I also realized that part of the cost of my vocation as a public speaker–just like a field goal kicker–is the inevitable experience of public embarrassment when the best of what I have to offer simply misses the mark. I needed to accept that with both grace and humility, or I would simply freeze every time I had to preach a sermon. I still have the responsibility of doing my best, all the while knowing that mine was a path of imperfection through which, as St. Paul writes so beautifully, the grace of God can shine through, making it infinitely clear to all involved that it comes from God.
So it is in imperfection that we are called, and in imperfection we respond. There is freedom in that realization, and appropriate humility and wonder at the depth of God’s love and mercy. It also is a clarion call of responsibility, propelling us forward to act, to give, to offer what we have, even as we know it will be insufficient, rather than hold back in embarrassment or shame. For every day we are called to acts of courage and kindness, of intention and commitment–to live by the audacious conviction that our lives and our actions matter, and they matter, in the words of my colleague Bishop Jake Owensby, “on an infinite and eternal scale.” Nothing serves the forces of evil in this better than the hesitancy of those unwilling to fail.

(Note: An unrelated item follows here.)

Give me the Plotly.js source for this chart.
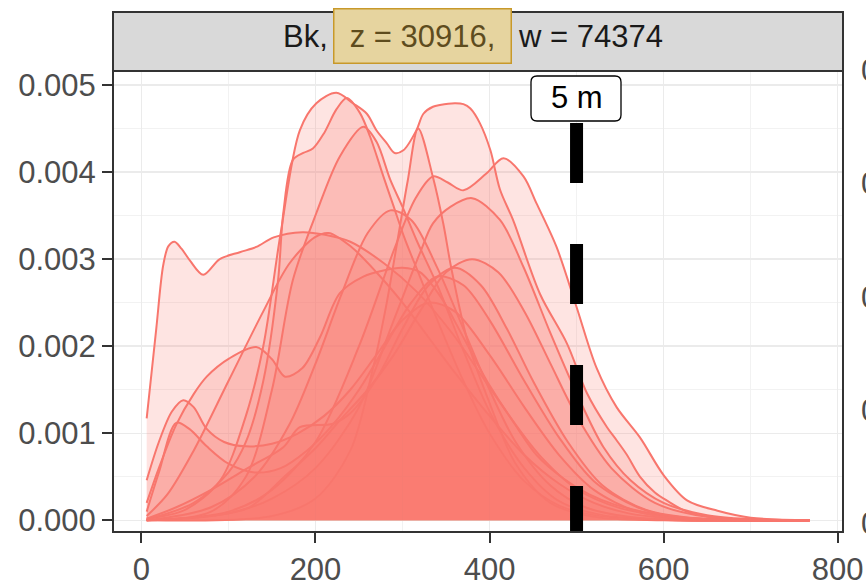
<!DOCTYPE html>
<html>
<head>
<meta charset="utf-8">
<script src="https://cdn.plot.ly/plotly-3.0.1.min.js"></script>
<style>
  html, body { margin: 0; padding: 0; background: #ffffff; }
  #chart { width: 866px; height: 588px; }
</style>
</head>
<body>
<div id="chart"></div>
<script>
// Kernel density estimates (density in units of 1e-3) for the Bk group, one per track.
const dens01X = [6,17,25,31,38,46,56,71,90,113,132,152,185,211,240,279,316,357,393,426,454,485,514,544,592,641,690,768];
const dens01Y = [1.17,2.2,2.93,3.15,3.2,3.12,2.98,2.82,3.0,3.08,3.14,3.25,3.31,3.28,3.2,2.95,2.63,2.15,1.63,1.15,0.75,0.48,0.3,0.18,0.07,0.02,0.005,0];

const dens02X = [6,50,90,120,140,160,182,201,224,243,259,270,282,291,301,316,324,335,343,360,370,378,389,401,412,427,458,489,512,535,546,558,573,590,605,627,660,700,768];
const dens02Y = [0.02,0.12,0.45,1.2,2.0,3.3,4.48,4.79,4.91,4.79,4.67,4.48,4.33,4.22,4.25,4.48,4.67,4.75,4.77,4.79,4.78,4.73,4.56,4.25,3.8,3.45,2.6,2.03,1.46,1.07,0.92,0.75,0.5,0.32,0.22,0.1,0.03,0.01,0];

const dens03X = [6,60,100,120,140,157,163,174,186,197,210,224,236,251,263,278,290,302,320,340,370,400,440,480,520,570,620,680,768];
const dens03Y = [0.01,0.2,0.55,0.9,1.6,2.76,3.53,4.14,4.22,4.27,4.45,4.72,4.85,4.68,4.4,3.95,3.6,3.25,2.8,2.3,1.6,1.0,0.45,0.17,0.06,0.015,0,0,0];

const dens04X = [6,80,120,150,174,201,228,255,270,286,300,316,340,370,400,440,480,530,600,680,768];
const dens04Y = [0,0.1,0.5,1.5,2.76,3.53,4.18,4.52,4.35,3.91,3.6,3.22,2.7,1.95,1.25,0.6,0.22,0.06,0.01,0,0];

const dens05X = [6,150,200,240,265,280,293,306,318,335,347,356,375,400,430,470,520,600,768];
const dens05Y = [0,0.05,0.25,0.8,1.7,2.4,3.14,3.9,4.5,3.94,3.4,2.9,2.05,1.35,0.65,0.2,0.04,0,0];

const dens06X = [6,100,150,200,250,290,315,335,352,370,396,416,439,454,477,500,523,546,573,600,627,662,700,768];
const dens06Y = [0,0.1,0.35,0.9,2.0,3.1,3.7,3.95,3.88,3.79,3.98,4.16,3.95,3.64,3.14,2.45,1.75,1.3,0.95,0.52,0.23,0.11,0.03,0];

const dens07X = [6,100,150,200,250,290,320,335,355,380,412,439,470,500,531,562,600,650,700,768];
const dens07Y = [0,0.08,0.25,0.6,1.3,2.3,3.07,3.41,3.6,3.7,3.45,2.91,2.15,1.46,0.84,0.46,0.2,0.06,0.015,0];

const dens08X = [6,20,40,60,75,101,132,150,165,185,205,228,255,278,300,320,345,370,400,430,460,500,550,600,660,768];
const dens08Y = [0.2,0.6,1.1,1.45,1.65,1.86,1.99,1.85,1.65,1.75,2.1,2.61,2.8,2.87,2.9,2.85,2.55,2.1,1.55,1.1,0.72,0.36,0.14,0.05,0.01,0];

const dens09X = [6,30,60,100,140,170,199,215,240,270,300,330,360,400,440,480,520,560,600,650,768];
const dens09Y = [0.05,0.3,0.8,1.6,2.4,2.95,3.25,3.3,3.15,2.85,2.5,2.1,1.7,1.2,0.75,0.42,0.2,0.08,0.03,0.01,0];

const dens10X = [6,80,130,170,200,230,260,286,310,340,370,400,430,470,510,560,620,768];
const dens10Y = [0,0.15,0.5,1.1,1.8,2.6,3.3,3.56,3.45,2.9,2.2,1.5,0.9,0.4,0.15,0.04,0,0];

const dens11X = [6,20,35,48,60,75,95,120,150,180,210,240,270,300,330,360,400,440,480,520,570,620,768];
const dens11Y = [0.46,0.9,1.25,1.38,1.3,1.05,0.9,0.85,0.88,1.0,1.2,1.5,1.9,2.3,2.5,2.4,1.9,1.3,0.75,0.35,0.1,0.02,0];

const dens12X = [6,20,40,55,75,100,130,160,190,220,250,280,310,340,370,400,440,480,520,570,620,768];
const dens12Y = [0.1,0.55,1.12,1.05,0.85,0.65,0.55,0.6,0.8,1.1,1.5,2.0,2.5,2.8,2.7,2.3,1.6,0.95,0.45,0.15,0.03,0];

const dens13X = [6,80,124,163,201,228,260,290,320,350,380,410,440,470,500,540,590,650,768];
const dens13Y = [0,0.05,0.15,0.49,0.84,1.15,1.5,1.9,2.4,2.85,3.0,2.85,2.4,1.8,1.2,0.6,0.2,0.04,0];

const dens14X = [6,40,80,124,163,182,220,240,271,300,330,360,390,420,450,490,530,580,640,768];
const dens14Y = [0.02,0.15,0.35,0.61,0.84,1.07,1.11,1.23,1.64,2.2,2.7,2.9,2.7,2.2,1.6,0.9,0.4,0.12,0.02,0];

const densityX = [dens01X,dens02X,dens03X,dens04X,dens05X,dens06X,dens07X,dens08X,dens09X,dens10X,dens11X,dens12X,dens13X,dens14X];
const densityY = [dens01Y,dens02Y,dens03Y,dens04Y,dens05Y,dens06Y,dens07Y,dens08Y,dens09Y,dens10Y,dens11Y,dens12Y,dens13Y,dens14Y];

// Facet strip and reference line
const stripGroup = "Bk,";
const stripZ = "z = 30916,";
const stripW = "w = 74374";
const refLineX = 500;
const refLineLabel = "5 m";

// Tick labels of the neighbouring panel, cut by the page edge
const neighbourTicks = ["0.004", "0.003", "0.002", "0.001", "0.000"];

const xTicks = [0, 200, 400, 600, 800];
const yTicks = [0, 0.001, 0.002, 0.003, 0.004, 0.005];

const FONT = "Liberation Sans, Arial, Helvetica, sans-serif";
const LINE = "#F8766D";
const FILL = "rgba(248,118,109,0.2)";

const traces = densityX.map((xs, i) => ({
  type: "scatter",
  mode: "lines",
  x: xs,
  y: densityY[i].map(v => v * 1e-3),
  line: { color: LINE, width: 2, shape: "spline", smoothing: 0.9 },
  fill: "tozeroy",
  fillcolor: FILL,
  hoverinfo: "skip",
  showlegend: false
}));

// plot area spans 113..843 px horizontally and 71..532 px vertically
const plotTop = 71, plotBottom = 532, plotLeft = 113, plotRight = 843;
const pw = plotRight - plotLeft, ph = plotBottom - plotTop;
const px2paperX = p => (p - plotLeft) / pw;
const px2paperY = p => (plotBottom - p) / ph;

// rounded label box (geom_label style), built in paper units
function roundedBox(x0, y0, x1, y1, r) {
  const X = px2paperX, Y = px2paperY;
  return "M " + X(x0 + r) + "," + Y(y0) +
    " L " + X(x1 - r) + "," + Y(y0) +
    " Q " + X(x1) + "," + Y(y0) + " " + X(x1) + "," + Y(y0 + r) +
    " L " + X(x1) + "," + Y(y1 - r) +
    " Q " + X(x1) + "," + Y(y1) + " " + X(x1 - r) + "," + Y(y1) +
    " L " + X(x0 + r) + "," + Y(y1) +
    " Q " + X(x0) + "," + Y(y1) + " " + X(x0) + "," + Y(y1 - r) +
    " L " + X(x0) + "," + Y(y0 + r) +
    " Q " + X(x0) + "," + Y(y0) + " " + X(x0 + r) + "," + Y(y0) + " Z";
}

const neighbourRows = [70, 183, 297, 410, 523];

const annotations = [
  {
    xref: "paper", yref: "paper", x: px2paperX(330), y: px2paperY(37),
    xanchor: "right", yanchor: "middle", showarrow: false,
    text: stripGroup, font: { family: FONT, size: 31, color: "#1A1A1A" }
  },
  {
    xref: "paper", yref: "paper", x: px2paperX(422.5), y: px2paperY(36),
    xanchor: "center", yanchor: "middle", showarrow: false,
    text: stripZ, font: { family: FONT, size: 31, color: "#5E4C1E" },
    bgcolor: "#E6D49F", bordercolor: "#C8992A", borderwidth: 1.5,
    width: 170, height: 47, borderpad: 3
  },
  {
    xref: "paper", yref: "paper", x: px2paperX(516), y: px2paperY(37),
    xanchor: "left", yanchor: "middle", showarrow: false,
    text: stripW, font: { family: FONT, size: 31, color: "#1A1A1A" }
  },
  {
    xref: "x", yref: "paper", x: refLineX, y: px2paperY(98),
    xanchor: "center", yanchor: "middle", showarrow: false,
    text: refLineLabel, font: { family: FONT, size: 31, color: "#000000" }
  }
].concat(neighbourTicks.map((t, i) => ({
  xref: "paper", yref: "paper", x: px2paperX(859), y: px2paperY(neighbourRows[i]),
  xanchor: "left", yanchor: "middle", showarrow: false,
  text: t, font: { family: FONT, size: 31, color: "#4D4D4D" }
})));

const shapes = [
  // facet strip
  {
    type: "rect", xref: "paper", yref: "paper",
    x0: 0, x1: 1, y0: 1, y1: px2paperY(12),
    fillcolor: "#D9D9D9", line: { color: "#333333", width: 2 }, layer: "above"
  },
  // dashed reference line
  {
    type: "line", xref: "x", yref: "paper",
    x0: refLineX, x1: refLineX, y0: px2paperY(123), y1: 0,
    line: { color: "#000000", width: 13, dash: "60px,61px" }, layer: "above"
  },
  // label box of the reference line
  {
    type: "path", xref: "paper", yref: "paper",
    path: roundedBox(531, 76, 621, 121, 6),
    fillcolor: "#FFFFFF", line: { color: "#000000", width: 1.3 }, layer: "above"
  },
  // panel border
  {
    type: "rect", xref: "paper", yref: "paper",
    x0: 0, x1: 1, y0: 0, y1: 1,
    fillcolor: "rgba(0,0,0,0)", line: { color: "#333333", width: 2 }, layer: "above"
  }
];

const layout = {
  width: 866, height: 588,
  margin: { l: plotLeft, r: 866 - plotRight, t: plotTop, b: 588 - plotBottom, pad: 0 },
  paper_bgcolor: "#FFFFFF", plot_bgcolor: "#FFFFFF",
  font: { family: FONT, size: 31, color: "#4D4D4D" },
  xaxis: {
    range: [-32.7, 806.2], tickvals: xTicks, ticktext: xTicks.map(String),
    showgrid: true, gridcolor: "#EBEBEB", gridwidth: 1.5,
    minor: { dtick: 100, showgrid: true, gridcolor: "#F2F2F2", gridwidth: 1, ticks: "" },
    zeroline: false, showline: false,
    ticks: "outside", ticklen: 10, tickwidth: 2, tickcolor: "#333333",
    tickfont: { family: FONT, size: 31, color: "#4D4D4D" }
  },
  yaxis: {
    range: [-0.000134, 0.005161], tickvals: yTicks, tickformat: ".3f",
    showgrid: true, gridcolor: "#EBEBEB", gridwidth: 1.5,
    minor: { dtick: 0.0005, showgrid: true, gridcolor: "#F2F2F2", gridwidth: 1, ticks: "" },
    zeroline: false, showline: false,
    ticks: "outside", ticklen: 10, tickwidth: 2, tickcolor: "#333333",
    tickfont: { family: FONT, size: 31, color: "#4D4D4D" }
  },
  shapes: shapes,
  annotations: annotations,
  showlegend: false
};

Plotly.newPlot("chart", traces, layout, { displayModeBar: false, staticPlot: true });
</script>
</body>
</html>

What is true for us as individuals is also true for us in community. So I encourage you, St. Augustine’s, to walk confidently on the path of imperfection to which you are called, willing to learn and grow together, knowing that by the grace of God you are who you are, and that grace calls you to love and follow Jesus in his way of love. Take to heart these words from St. Paul from his second letter to the church in Corinth:
Since it is by God’s mercy that we are engaged in this ministry, we do not lose heart. . . For we do not proclaim ourselves; we proclaim Jesus as Lord and ourselves as your servants for Jesus’ salke. For it is God who said, “Let light shine out of darkness,” who has shone in our hearts to give the light of the knowledge in the glory of God in the face of Jesus Christ. But we have this treasure in clay jars, so that it may be made clear that this extraordinary power belongs to God and does not come from us.
We are indeed the imperfect vessels of God’s grace, not the grace itself. But without vessels, grace cannot be carried from place to another, from one person to another. So walk on, you noble clay jars, on the path of imperfection, and offer something of the love, mercy, and forgiveness you have received to those you encounter along the way.